The government can also just set up their own cell tracking towers, cut out the middleman.


Or just mandate that the telcos do it and make it illegal to tell anyone about it.


why would they need to do that? that's just how cell towers work. the government can and does also buy the location data on the market like anyone else.


yeah, the important part is that the government via third party surveillance gets much of the domestic spying they need without "technically" breaking the law, even though if they directly did any of the activities they would be breaking the law.



> i mean this is cute in an isolated incident, until, you know, all the corporations sell that info to a fascist government who uses it to track dissidents in Portalnd.

The phones (GPS) and cell networks (towers) have your location anyway. The article -- and what the parent comment was talking about -- is social location sharing.

Although citizen tracking is a valid concern, turning on "Find my Friends" isn't going to make you any more vulnerable.

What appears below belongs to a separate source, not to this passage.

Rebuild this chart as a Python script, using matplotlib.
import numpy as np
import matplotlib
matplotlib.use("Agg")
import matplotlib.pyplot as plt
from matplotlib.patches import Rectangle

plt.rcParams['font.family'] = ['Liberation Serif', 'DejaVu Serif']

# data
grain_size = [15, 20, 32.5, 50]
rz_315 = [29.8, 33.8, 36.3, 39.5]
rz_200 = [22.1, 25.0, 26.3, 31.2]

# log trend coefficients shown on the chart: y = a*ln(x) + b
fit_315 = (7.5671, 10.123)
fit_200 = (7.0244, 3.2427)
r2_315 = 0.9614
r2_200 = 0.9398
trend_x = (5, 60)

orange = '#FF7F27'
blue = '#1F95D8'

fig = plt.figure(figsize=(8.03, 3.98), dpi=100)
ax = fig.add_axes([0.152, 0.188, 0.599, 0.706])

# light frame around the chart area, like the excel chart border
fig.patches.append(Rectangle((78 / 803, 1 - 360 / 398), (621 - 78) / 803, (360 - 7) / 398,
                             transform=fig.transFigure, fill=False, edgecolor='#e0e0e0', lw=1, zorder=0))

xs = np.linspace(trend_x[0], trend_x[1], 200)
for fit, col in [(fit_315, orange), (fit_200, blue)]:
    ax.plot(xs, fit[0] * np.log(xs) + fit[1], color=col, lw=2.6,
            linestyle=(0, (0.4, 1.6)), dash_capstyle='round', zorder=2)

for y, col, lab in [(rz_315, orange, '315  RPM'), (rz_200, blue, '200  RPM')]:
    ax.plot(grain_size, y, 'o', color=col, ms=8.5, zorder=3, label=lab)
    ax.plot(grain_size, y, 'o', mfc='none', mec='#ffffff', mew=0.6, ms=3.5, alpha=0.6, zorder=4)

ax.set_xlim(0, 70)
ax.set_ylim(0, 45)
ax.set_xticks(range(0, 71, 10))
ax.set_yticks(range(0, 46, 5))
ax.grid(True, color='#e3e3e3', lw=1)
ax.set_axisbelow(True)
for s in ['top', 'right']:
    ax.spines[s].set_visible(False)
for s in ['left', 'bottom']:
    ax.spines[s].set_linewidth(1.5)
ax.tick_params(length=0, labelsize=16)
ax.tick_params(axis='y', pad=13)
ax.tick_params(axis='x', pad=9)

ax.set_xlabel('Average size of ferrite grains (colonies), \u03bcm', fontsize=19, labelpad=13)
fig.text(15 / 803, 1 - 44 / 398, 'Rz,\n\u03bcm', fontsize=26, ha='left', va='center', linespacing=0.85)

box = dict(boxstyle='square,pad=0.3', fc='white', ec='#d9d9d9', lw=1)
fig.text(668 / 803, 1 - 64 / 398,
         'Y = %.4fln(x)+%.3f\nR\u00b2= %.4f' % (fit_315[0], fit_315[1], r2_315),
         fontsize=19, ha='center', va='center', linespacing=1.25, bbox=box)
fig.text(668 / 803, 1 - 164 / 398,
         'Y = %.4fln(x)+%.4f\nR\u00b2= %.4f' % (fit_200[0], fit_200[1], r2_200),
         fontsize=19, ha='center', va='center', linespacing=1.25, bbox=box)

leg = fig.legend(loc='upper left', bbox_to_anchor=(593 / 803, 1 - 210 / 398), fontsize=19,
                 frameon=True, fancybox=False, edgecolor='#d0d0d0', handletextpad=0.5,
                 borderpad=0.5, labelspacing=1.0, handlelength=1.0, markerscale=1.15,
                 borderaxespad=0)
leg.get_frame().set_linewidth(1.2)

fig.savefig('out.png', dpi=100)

IIRC some of the social location sharing options have sold data in the past, eg Life 360 (I think they still sell data but claim that they've started making it aggregated/anonymous)


> turning on "Find my Friends" isn't going to make you any more vulnerable

There's definitely a huge difference between actively sending your location to a third party all the time and passive, often illegal data collection by the cell towers that can be stopped whenever you need by switching off the modem.


I have location services off, so at least my phone doesn't usually have my location, and neither does Google.


That is wildly optimistic.


There are still various Google processes that likely still gather your location, and certainly your phone carrier does.


I don't think Google does if location services are off.


I wouldn't trust that. Google considered that an app-level setting previously, not a choice the user made to deny location data to Google. That kind of attitude is likely to have seeped into the organization, and "We know better" / "The user expects location to work for this even with GPS off" is quite likely still the prevailing attitude.

At the very least, trust is hard to gain and easy to lose. Google has lost my trust, and assumptions of good faith have evaporated.